Today I’ve further refined the wiring of the relays on the HEMS. At the time that I’d originally wired it I didn’t have small enough flex, or indeed multi core, which created an unnecessary number of cables (one per used relay) of over large size (and thus difficult to insert into the terminals). During the week I acquired some smaller gauge multi core allowing me to wire all three relays with a single cable containing one live feed and three switched live returns.
Of the 5 incoming / outgoing cables at the bottom (left to right):
Incoming mains (live / neutral / earth) from mains plug
Live and switched live to / from ImmerSUN output relay to activate car charger.
Live and switched lives to / from HEMS to activate car charger and water heating.
Red – live to contacts
Green – switched live for car charger direct – charge in response to price
Black – switched live for car charger indirect via ImmerSUN relay output – enable proportional charge in response to surplus PV
White – switched live for water heating – heat in response to price
Outgoing mains (switched live / neutral / earth) to RF solutions radio transmitter to activate car charger, and on the second cable clamp..
Outgoing switched live and neutral to ImmerSUN Boost relay input to enable immersion heater.
The revised wiring diagram looks like this..
All of this still leaves one unused relay on the HEMS (HAT #3) and one unused proportional output on the ImmerSUN (#2; available for future expansion.
Initially even my smallest boot lace ferrules would not fit into the terminals on the HAT. Fortunately, once the ferrules has been crimped around the new cables, and flattened by squeezing in pliers, then the ferrules could be persuaded into the terminals.
I’ve been on my dynamic smart tariff for some months now, so I thought it would be a good time to see what I’m actually saving. My actual tariff rate changes each half hour, but for the purposes the supplier calculates the weighted average of what I’ve actually paid for the invoice. In principal that should be monthly, but I’ve had some bills combined over more than one month.
6.29 p/kWh (part)
5.99 p/kWh (balance)
Over the course of the last few months my electricity price has reduced very significantly. I suspect that this is down to a combination of several factors including:
With the development of my HEMS (including its control of the battery storage) I’m getting slicker at optimising my purchase price
As we move into the summer the energy price is dropping with reduced demand and more renewable power available.

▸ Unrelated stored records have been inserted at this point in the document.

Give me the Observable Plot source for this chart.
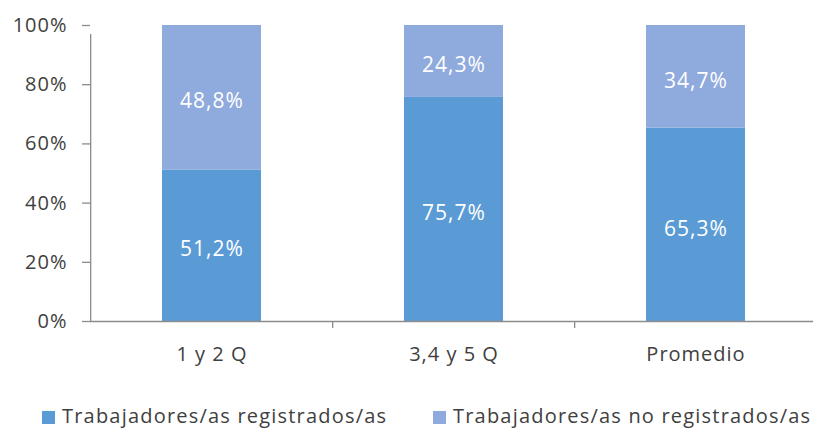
<!DOCTYPE html>
<html>
<head>
<meta charset="utf-8">
<script src="https://cdn.jsdelivr.net/npm/d3@7"></script>
<script src="https://cdn.jsdelivr.net/npm/@observablehq/plot@0.6"></script>
<style>
  html, body { margin: 0; padding: 0; background: #fff; }
  #wrap { position: relative; width: 813px; height: 428px; font-family: "Open Sans", sans-serif; }
  #legend { position: absolute; left: 0; top: 402px; width: 813px; height: 26px; font-size: 20px; color: #404040; letter-spacing: 1.2px; }
  .item { position: absolute; top: 0; display: flex; align-items: center; white-space: nowrap; }
  .sw { width: 13px; height: 13px; margin-right: 7px; margin-top: 3px; }
</style>
</head>
<body>
<div id="wrap">
  <div id="chart"></div>
  <div id="legend"></div>
</div>
<script>
const categories = ["1 y 2 Q", "3,4 y 5 Q", "Promedio"];
const seriesNames = ["Trabajadores/as registrados/as", "Trabajadores/as no registrados/as"];
const registrados = [51.2, 75.7, 65.3];
const noRegistrados = [48.8, 24.3, 34.7];
const colors = ["#5B9BD5", "#8FAADC"];
const yTicks = [0, 20, 40, 60, 80, 100];

const data = [];
categories.forEach((c, i) => data.push({cat: c, serie: seriesNames[0], value: registrados[i]}));
categories.forEach((c, i) => data.push({cat: c, serie: seriesNames[1], value: noRegistrados[i]}));

const W = 813, H = 398;
const xRange = [90, 818];
const step = (xRange[1] - xRange[0]) / categories.length;
const fmt = v => v.toFixed(1).replace(".", ",") + "%";

const chart = Plot.plot({
  width: W,
  height: H,
  marginLeft: 90,
  marginRight: 0,
  marginTop: 25,
  marginBottom: 77,
  style: {fontFamily: "Open Sans, sans-serif", color: "#404040", background: "#fff", overflow: "visible", letterSpacing: "1px"},
  x: {domain: categories, range: xRange, paddingInner: 0.59, paddingOuter: 0.295, label: null},
  y: {domain: [0, 100], label: null},
  color: {domain: seriesNames, range: colors},
  marks: [
    Plot.barY(data, {x: "cat", y: "value", fill: "serie", order: null}),
    Plot.text(data, Plot.stackY({x: "cat", y: "value", z: "serie", text: d => fmt(d.value), fill: "white", fontSize: 21, dy: 4})),
    Plot.ruleY([0], {stroke: "#8c8c8c", strokeWidth: 1.3}),
    // y-axis line (left edge of first category band)
    Plot.ruleX([categories[0]], {x: d => d, dx: -step / 2, y1: 0, y2: 100, insetBottom: -9, stroke: "#8c8c8c", strokeWidth: 1.3}),
    // category boundary ticks
    Plot.ruleX(categories.slice(1), {x: d => d, dx: -step / 2, y1: 0, y2: 0, insetBottom: -7, stroke: "#8c8c8c", strokeWidth: 1.3}),
    Plot.axisY({ticks: yTicks, tickFormat: d => d + "%", tickSize: 8, tickPadding: 15, fontSize: 20, stroke: "#8c8c8c", strokeWidth: 1.3, fill: "#404040"}),
    Plot.axisX({tickSize: 0, tickPadding: 25, fontSize: 20, fill: "#404040", style: {letterSpacing: "1.6px"}})
  ]
});
document.getElementById("chart").appendChild(chart);

const legend = document.getElementById("legend");
const legendX = [42, 433];
seriesNames.forEach((s, i) => {
  const it = document.createElement("div");
  it.className = "item";
  it.style.left = legendX[i] + "px";
  const sw = document.createElement("span");
  sw.className = "sw";
  sw.style.background = colors[i];
  const tx = document.createElement("span");
  tx.textContent = s;
  it.appendChild(sw);
  it.appendChild(tx);
  legend.appendChild(it);
});
</script>
</body>
</html>
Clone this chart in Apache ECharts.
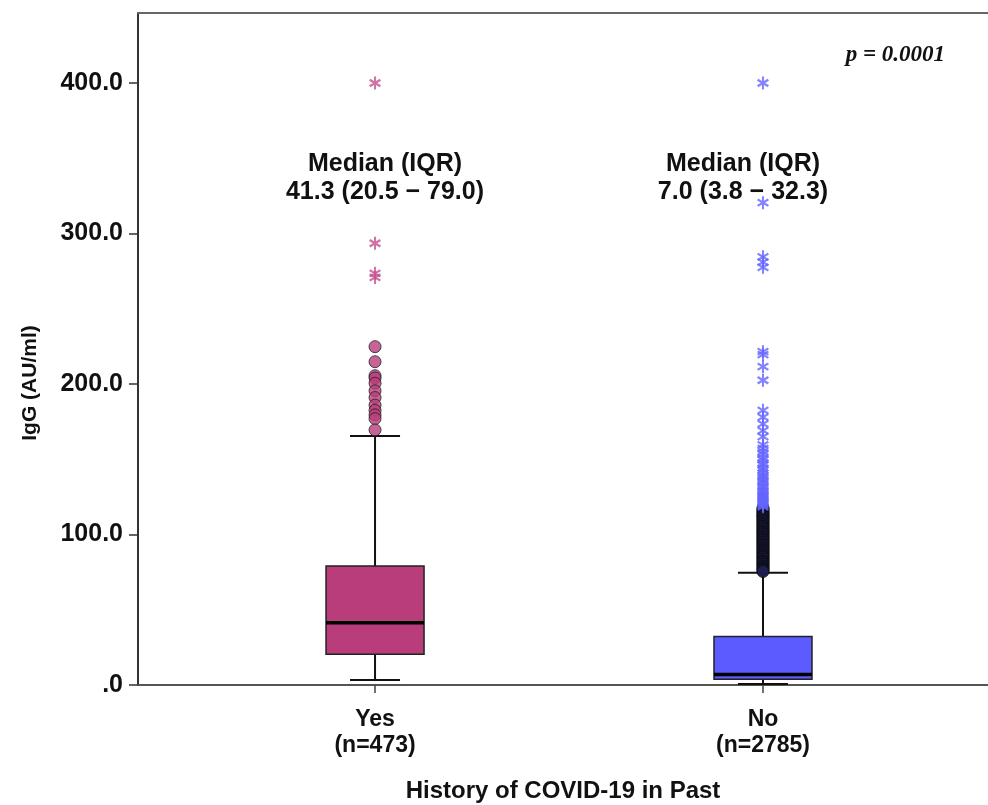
<!DOCTYPE html>
<html>
<head>
<meta charset="utf-8">
<script src="https://cdn.jsdelivr.net/npm/echarts@6/dist/echarts.min.js"></script>
<style>
html,body{margin:0;padding:0;background:#fff;}
#chart{width:988px;height:805px;}
</style>
</head>
<body>
<div id="chart"></div>
<script>
// ---- data ----
const categories = ['Yes', 'No'];
const groupSizes = ['n=473', 'n=2785'];
// [min whisker, Q1, median, Q3, max whisker]
const yesBox = [3.3, 20.5, 41.3, 79.0, 165.4];
const noBox = [0.6, 3.8, 7.0, 32.3, 74.5];
const yesCircles = [224.8, 214.8, 205.5, 204.0, 200.5, 195.5, 191.0, 186.0, 182.5, 179.5, 177.0, 169.5];
const yesStars = [400.0, 293.5, 273.5, 270.8];
const noStars = [400.0, 320.5, 284.5, 281.0, 277.5, 221.5, 219.5, 211.5, 202.5, 182.5, 178.0, 173.5,
  169.0, 165.0, 159.5, 157.2, 155.1, 153.4, 151.0, 149.6, 147.2, 146.3, 144.1, 142.8, 141.0, 139.3,
  138.1, 136.4, 135.2, 133.8, 132.0, 131.1, 129.4, 128.7, 127.1, 126.2, 125.0, 124.3, 123.1, 122.0,
  121.2, 120.1, 119.3, 118.4];
const noCircles = [117.6, 116.9, 116.1, 115.0, 114.6, 113.4, 112.8, 112.1, 111.2, 110.5, 109.6, 108.9,
  107.8, 107.2, 106.4, 105.5, 104.9, 103.8, 103.3, 102.2, 101.6, 100.7, 100.1, 99.2, 98.3, 97.6, 96.7,
  96.0, 95.1, 94.5, 93.4, 92.9, 91.8, 91.2, 90.3, 89.6, 88.7, 88.0, 87.1, 86.4, 85.5, 84.9, 83.8, 83.3,
  82.2, 81.6, 80.7, 80.0, 79.1, 78.5, 77.6, 76.9, 76.1, 75.4];
const medianText = [['Median (IQR)', '41.3 (20.5 \u2212 79.0)'], ['Median (IQR)', '7.0 (3.8 \u2212 32.3)']];
const pText = 'p = 0.0001';
const yName = 'IgG (AU/ml)';
const xName = 'History of COVID-19 in Past';
const yTicks = [0, 100, 200, 300, 400];
const xTicks = [0, 1];

// ---- styling ----
const boxColors = ['#b93d7b', '#5b5bff'];
const yesStarColor = '#c4508c';
const noStarColor = '#6464ff';
const asterisk = 'path://M-0.16,-1L0.16,-1L0.16,1L-0.16,1Z' +
  'M0.746,-0.639L0.946,-0.361L-0.746,0.639L-0.946,0.361Z' +
  'M-0.946,-0.361L-0.746,-0.639L0.946,0.361L0.746,0.639Z';
const font = '"Liberation Sans", Arial, sans-serif';

const chart = echarts.init(document.getElementById('chart'), null, {renderer: 'canvas'});
const xMin = -0.611, xMax = 1.58;

function renderBox(params, api) {
  const x = api.value(0);
  const pMin = api.coord([x, api.value(1)]);
  const pQ1 = api.coord([x, api.value(2)]);
  const pMed = api.coord([x, api.value(3)]);
  const pQ3 = api.coord([x, api.value(4)]);
  const pMax = api.coord([x, api.value(5)]);
  const cx = pMed[0];
  const half = 49, cap = 25;
  const line = {stroke: '#111', lineWidth: 2};
  return {
    type: 'group',
    children: [
      {type: 'line', shape: {x1: cx, y1: pMax[1], x2: cx, y2: pQ3[1]}, style: line},
      {type: 'line', shape: {x1: cx, y1: pQ1[1], x2: cx, y2: pMin[1]}, style: line},
      {type: 'line', shape: {x1: cx - cap, y1: pMax[1], x2: cx + cap, y2: pMax[1]}, style: line},
      {type: 'line', shape: {x1: cx - cap, y1: pMin[1], x2: cx + cap, y2: pMin[1]}, style: line},
      {type: 'rect', shape: {x: cx - half, y: pQ3[1], width: half * 2, height: pQ1[1] - pQ3[1]},
        style: {fill: boxColors[params.dataIndex], stroke: '#222', lineWidth: 1.5}},
      {type: 'line', shape: {x1: cx - half, y1: pMed[1], x2: cx + half, y2: pMed[1]},
        style: {stroke: '#000', lineWidth: 3.5}}
    ]
  };
}

chart.setOption({
  animation: false,
  backgroundColor: '#fff',
  grid: {left: 138, right: 0, top: 13, bottom: 120, outerBoundsMode: 'none', containLabel: false},
  xAxis: [{
    type: 'value', min: xMin, max: xMax, position: 'bottom',
    axisLine: {show: true, onZero: false, lineStyle: {color: '#555', width: 2}},
    axisTick: {show: true, customValues: xTicks, length: 8, lineStyle: {color: '#444', width: 1.5}},
    axisLabel: {
      customValues: xTicks, margin: 22, color: '#111', fontFamily: font, fontSize: 23, fontWeight: 'bold', lineHeight: 26,
      formatter: v => categories[Math.round(v)] + '\n(' + groupSizes[Math.round(v)] + ')'
    },
    splitLine: {show: false},
    name: xName, nameLocation: 'middle', nameGap: 94,
    nameTextStyle: {color: '#111', fontFamily: font, fontSize: 24, fontWeight: 'bold'}
  }, {
    type: 'value', min: xMin, max: xMax, position: 'top',
    axisLine: {show: true, onZero: false, lineStyle: {color: '#666', width: 2}},
    axisTick: {show: false}, axisLabel: {show: false}, splitLine: {show: false}
  }],
  yAxis: {
    type: 'value', min: 0, max: 446.5,
    axisLine: {show: true, onZero: false, lineStyle: {color: '#333', width: 2}},
    axisTick: {show: true, customValues: yTicks, length: 9, lineStyle: {color: '#333', width: 1.5}},
    axisLabel: {
      customValues: yTicks, margin: 15, color: '#111', fontFamily: font, fontSize: 25, fontWeight: 'bold',
      formatter: v => v === 0 ? '.0' : v.toFixed(1)
    },
    splitLine: {show: false}
  },
  series: [{
    type: 'custom',
    renderItem: renderBox,
    encode: {x: 0, y: [1, 2, 3, 4, 5]},
    data: [[0].concat(yesBox), [1].concat(noBox)],
    z: 2
  }, {
    type: 'scatter', symbol: 'circle', symbolSize: 12,
    itemStyle: {color: boxColors[0], borderColor: '#222', borderWidth: 1},
    data: yesCircles.map(v => [0, v]), z: 3
  }, {
    type: 'scatter', symbol: 'circle', symbolSize: 12,
    itemStyle: {color: '#1e1e50', borderColor: '#0a0a0a', borderWidth: 1},
    data: noCircles.map(v => [1, v]), z: 3
  }, {
    type: 'scatter', symbol: asterisk, symbolSize: [12, 13],
    itemStyle: {color: yesStarColor},
    data: yesStars.map(v => [0, v]), z: 4
  }, {
    type: 'scatter', symbol: asterisk, symbolSize: [12, 13],
    itemStyle: {color: noStarColor},
    data: noStars.map(v => [1, v]), z: 4
  }],
  graphic: [
    {type: 'text', x: 385, y: 150, style: {text: medianText[0].join('\n'), fill: '#111', font: 'bold 25px ' + font, lineHeight: 28, align: 'center', verticalAlign: 'top'}},
    {type: 'text', x: 743, y: 150, style: {text: medianText[1].join('\n'), fill: '#111', font: 'bold 25px ' + font, lineHeight: 28, align: 'center', verticalAlign: 'top'}},
    {type: 'text', x: 945, y: 55, style: {text: pText, fill: '#111', font: 'italic bold 23px "Liberation Serif", "Times New Roman", serif', align: 'right', verticalAlign: 'middle'}},
    {type: 'text', x: 30, y: 383, rotation: Math.PI / 2, style: {text: yName, fill: '#111', font: 'bold 21px ' + font, align: 'center', verticalAlign: 'middle'}}
  ]
});
</script>
</body>
</html>
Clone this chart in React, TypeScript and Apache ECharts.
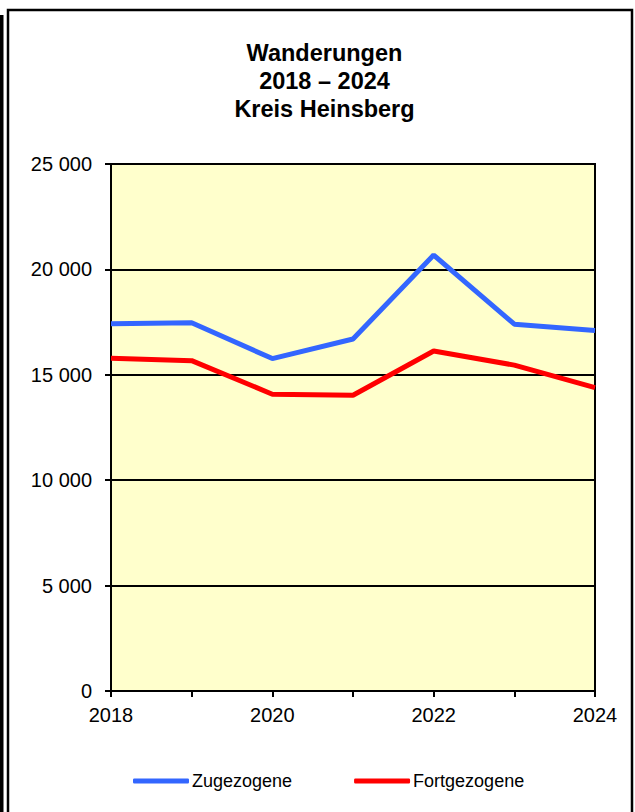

For reference the Energy Saving Trust reckons that the average UK price for electricity is 15.75 p/kWh on a flat rate tariff, or 19.0 on days and 9.1 p/kWh on nights for Economy 7. Thus my average electricity price in a month always beats their day rate and often beats their night rate. Of course the EST figures are the average market rates, so both better and worse deals will exist with different suppliers.
The 7.03 p/kWh for June 2019 seems to have been received with incredulity elsewhere so here’s the relevant part of the bill..
I’ve never felt so engaged with my electricity supply, and am very pleased to have made the move from the dual-rate Economy 7 tariffs that I’ve used for around 30 years.